The study also revealed that prediction accuracy increases when the margin of error increases, as observed when using the gradient boosting method to predict cumulative five-year production. Only 52.73% of the predictions were within 5% of the target, while 98.77% of the predictions were accurate within 25% of the target, Fig. 5.
Additionally, the completion parameters did not have the same impact on production while creating the proxy model. Stage length, number of clusters and proppant amount had the most influence, while proppant size and type of proppant had minimum impact.
A RELIABLE PREDICTOR OF PRODUCTION
The Eagle Ford pilot project demonstrates that using a calibrated numerical model to create a proxy equation can serve as a highly-reliable predictor of production for the best 1-, 3- and 12-month and cumulative five-year performance targets, with higher accuracy achieved for longer-term predictions.
The project also showed the value of using a single, calibrated proxy model—based on data science—in achieving a more engineered approach of completing wells in factory mode. The proxy can serve as an effective plug-and-play tool to determine the impact on production when making quick, unplanned completion design changes, such as adjusting the amount of fluid or proppant and altering the pump rate. In this way, operators can make more confident, high-level and real-time decisions regarding the impact of ineffective stimulation, versus the conventional approach that involves time-consuming numerical simulations and post-job analysis, Fig. 6.

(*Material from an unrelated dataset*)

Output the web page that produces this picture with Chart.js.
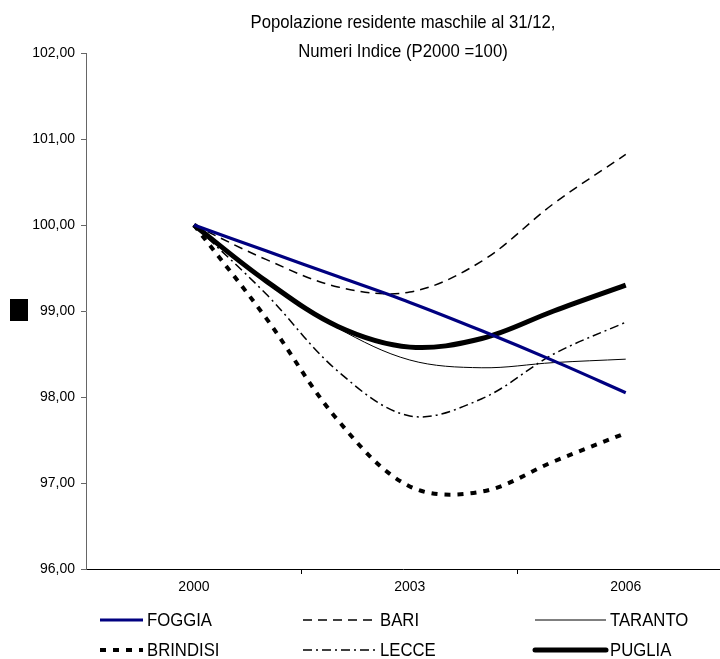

By eliminating the need to repeat the process of creating a separate numerical model for each well, a proxy model used to predict performance in multiple wells has the potential to deliver significant ROI improvement through cumulative time-savings, improved productivity and quick decision-making.
The workflow, using single-well simulation and modeling to develop a predictive proxy model, also can be applied to other disciplines, such as drilling and artificial lift, to streamline the model-to-decision process.